This is is indeed networking question, but it may be appropriate here after all.

The confusion arises from distinction between packet-oriented and stream-oriented connections.

Internet is often called "TCP/IP" network. At the low level (IP, Internet Protocol) the Internet is packet-oriented. Hosts send packets to other hosts.

However, on top of IP we have TCP (Transmission Control Protocol). The entire purpose of this layer of the internet is to hide the packet-oriented nature of the underlying medium and to present the connection between two hosts (hosts and ports, to be more correct) as a stream of data, similar to a file or a pipe. We can then open a socket in the OS API to represent that connection, and we can treat that socket as a file descriptor (literally an FD in Unix, very similar to file HANDLE in Windows).

Most of the rest of Internet client-server protocols (HTTP, Telnet, SSH, SMTP) are layered on top of TCP. Thus a client opens a connection (a socket), writes its request (which is transmitted as one or more pockets in the underlying IP) to the socket, reads the response from a socket (and the response can contain data from multiple IP packets as well) and then... Then the choice is to keep the connection open for the next request or to close it. Pre-KeepAlive HTTP always closed the connection. New clients and servers can keep it open.

The advantage of KeepAlive is that establishing a connection is expensive. For short requests and responses it may take more packets than the actual data exchange.
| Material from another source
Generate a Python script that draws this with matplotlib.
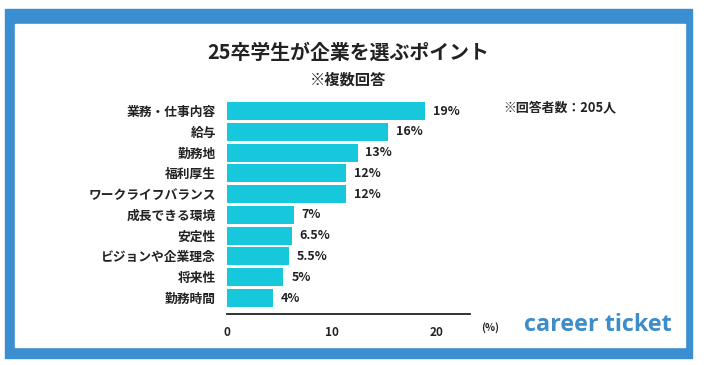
import matplotlib.pyplot as plt
from matplotlib.patches import Rectangle

plt.rcParams['font.family'] = ['Noto Sans CJK JP', 'DejaVu Sans']

# data (bar lengths, labels as printed)
labels = ['業務・仕事内容', '給与', '勤務地', '福利厚生', 'ワークライフバランス',
          '成長できる環境', '安定性', 'ビジョンや企業理念', '将来性', '勤務時間']
values = [18.95, 15.4, 12.5, 11.4, 11.4, 6.4, 6.2, 5.9, 5.4, 4.4]
value_text = ['19%', '16%', '13%', '12%', '12%', '7%', '6.5%', '5.5%', '5%', '4%']
ticks = [0, 10, 20]

W, H = 704, 365
fig = plt.figure(figsize=(7.04, 3.65), dpi=100)

# blue frame with white inside, on a background axes
bg = fig.add_axes([0, 0, 1, 1], zorder=-10)
bg.set_xlim(0, W)
bg.set_ylim(H, 0)
bg.axis('off')
bg.add_patch(Rectangle((5, 9), 687, 349, color='#3b8fd0'))
bg.add_patch(Rectangle((15, 24), 670, 323, color='white'))

ax = fig.add_axes([227 / W, 1 - 314 / H, 243 / W, 214 / H])
ax.patch.set_alpha(0)
y = [len(values) - 1 - i for i in range(len(values))]
ax.barh(y, values, height=0.87, color='#17c7dc')
for yy, v, t in zip(y, values, value_text):
    ax.text(v + 0.75, yy, t, va='center', ha='left', fontsize=9, fontweight='bold', color='#222222')

ax.set_xlim(0, 23.25)
ax.set_ylim(-0.77, 9.53)
ax.set_yticks(y)
ax.set_yticklabels(labels, fontsize=9.2, fontweight='bold', color='#222222')
ax.set_xticks(ticks)
ax.set_xticklabels([str(t) for t in ticks], fontsize=8.5, fontweight='bold', color='#222222')
ax.tick_params(length=0, pad=8)
ax.tick_params(axis='x', pad=9)
for s in ['top', 'right', 'left']:
    ax.spines[s].set_visible(False)
ax.spines['bottom'].set_linewidth(1.3)
ax.spines['bottom'].set_color('#222222')

fig.text(0.494, 1 - 52 / H, '25卒学生が企業を選ぶポイント', ha='center', va='center',
         fontsize=14.3, fontweight='bold', color='#222222')
fig.text(0.495, 1 - 80 / H, '※複数回答', ha='center', va='center',
         fontsize=11, fontweight='bold', color='#222222')
fig.text(503 / W, 1 - 107 / H, '※回答者数：205人', ha='left', va='center',
         fontsize=9.3, fontweight='bold', color='#222222')
fig.text(481 / W, 1 - 328 / H, '(%)', ha='left', va='center',
         fontsize=7.5, fontweight='bold', color='#222222')
fig.text(598 / W, 1 - 325 / H, 'career ticket', ha='center', va='center',
         fontsize=16.8, fontweight='bold', color='#3d8dcb', family='Open Sans')

fig.savefig('out.png', dpi=100)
The slight disadvantage may be that the server now has to tell the client where the response ends. The server cannot simply send the response and close the connection. It has to tell the client: "read 20KB and that will be the end of my response". Thus the size of the response has to be known in advance by the server and communicated to the client as part of higher-level protocol (e.g. Content-Length: in HTTP). Alternatively, the server may send a delimiter to specify the end of the response - it all depends on the protocol above TCP.

  • 3
    HTTP has multiple ways to terminate a response, depending on the format of the response (plain vs chunked vs MIME). A `Content-Length` is not always used/possible. – Remy Lebeau Dec 24 '13 at 17:33
  • 2
    I really like this answer it is not a best fit for the question but what you wrote in your answer is just what I was looking for. And to make this not just a thank you comment yes Content-Length is not always applicable but there are other ways to tell the client where the response ends and that is what is important since you lose "Read all then end" possibility by keeping connection open. – Igor Čordaš Mar 18 '14 at 11:13
2

You can understand it this way:

HTTP uses TCP as transport. Before sending and receiving packets via TCP,

  1. Client need to send the connect request
  2. The server responds
  3. Data transfer transfer is done
  4. Connection is closed.

However if we are using keep-alive feature, the connection is not closed after receiving the data. The connection stays active.

This helps improving performance as for the next calls, the Connect establishment will not take place as the connection to the server is already there. This means less time taken. Although time takes in connecting is small but it do make a lot of difference in systems where every ms counts.

Giacomo1968
  • 25,759
  • 11
  • 71
  • 103
Hardeep Singh
  • 1,211
  • 2
  • 10
  • 11
0

Keep-alive exemplifies The Law of Leaky Abstractions. While HTTP is intentionally designed as a stateless protocol, it is built upon TCP, which is inherently stateful. As a result, we must make certain compromises to prevent performance drawbacks.

ibrahim koz
  • 537
  • 4
  • 15